Liquidation: Grant v. BNZ

 

Left out in the cold after financial restructuring of Rotorua-based wood processor Claymark Group some five years ago, former director and now bankrupt Mark Clayton promises his company will fund an investigation into the restructuring achieved through a BNZ receivership.

The Court of Appeal was asked to rule whether liquidators of certain Claymark subsidiaries were validly appointed, with these appoinments a precursor to proposed forensic examination of BNZ’s receivership.

Whatever his plans five years ago to untangle Claymark from its then financial difficulties, Mr Clayton is contesting the outcome.

The Court of Appeal was told Mr Clayton, as Claymark’s then sole director, asked BNZ in December 2019 to put Claymark Group companies into receivership.  This Group is now known as Ex-CM Group.

Not all receiverships result in death of a business.  Receivership can be a useful legal vehicle to reorganise a business; jettisoning the bad, while setting the good on a new course with fresh funding.

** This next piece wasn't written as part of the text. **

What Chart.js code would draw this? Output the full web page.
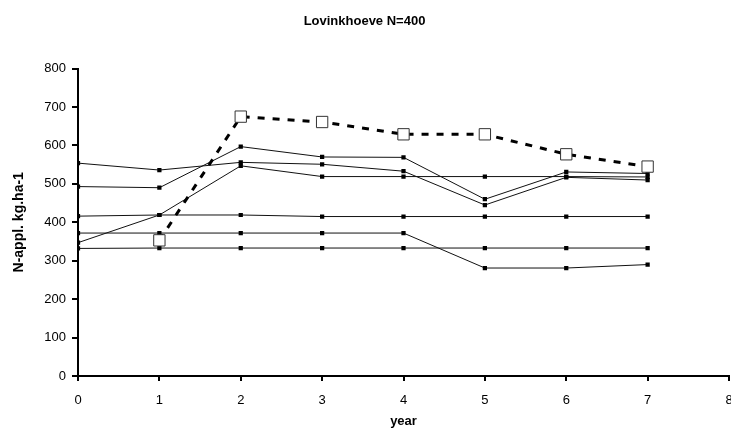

BNZ was owed $64 million by Claymark.  Receivers Calibre Partners recovered some $61 million by repackaging Claymark’s assets and selling to a new consortium.  BNZ is still owed two million dollars.  No payout is expected for unsecured creditors.

Mr Clayton alleges Claymark’s assets were undervalued on sale.

In November 2022, the remaining rump, now known as Ex-CM Group Trustee Ltd, was put into liquidation with Waterstone as liquidator then immediately voting to put a number of its Ex-CM subsidiaries into liquidation.

Receivers from Calibre Partners were on notice.  Any examination of Claymark’s receivership will involve a close examination of Calibre Partners’ work.

BNZ’s security included control over the shareholding and voting rights in these subsidiaries.  BNZ said it was not open for the Ex-CM holding company to exercise these votes.  Consequently, Waterstone was not validly appointed as liquidators, it was argued.

Legal argument reached the Court of Appeal.

BNZ acknowledged that the subsidiaries in question no longer had any economic value (their assets had been sold) but the receivership was not yet complete (Calibre Partners as receivers still intended some legal housekeeping, putting all Ex-CM companies into liquidation, removing them from the active Companies Register).

The Court of Appeal ruled that the effect of receivership is for secured creditors to take control of mortgaged assets, taking away from directors their ability to deal with those assets.

But directors still retain limited control over mortgaged assets to be exercised where it does not ‘interfere’ with a receivership.

In this case, the subsidiaries remained as empty shells with assets sold off.  The empty shells were no longer of any commercial value to BNZ.  BNZ was not prejudiced by any shareholder voting for liquidation of these subsidiaries even where the right to vote was part of BNZ’s security, the court ruled.

Waterstone could continue as liquidator, the court ruled.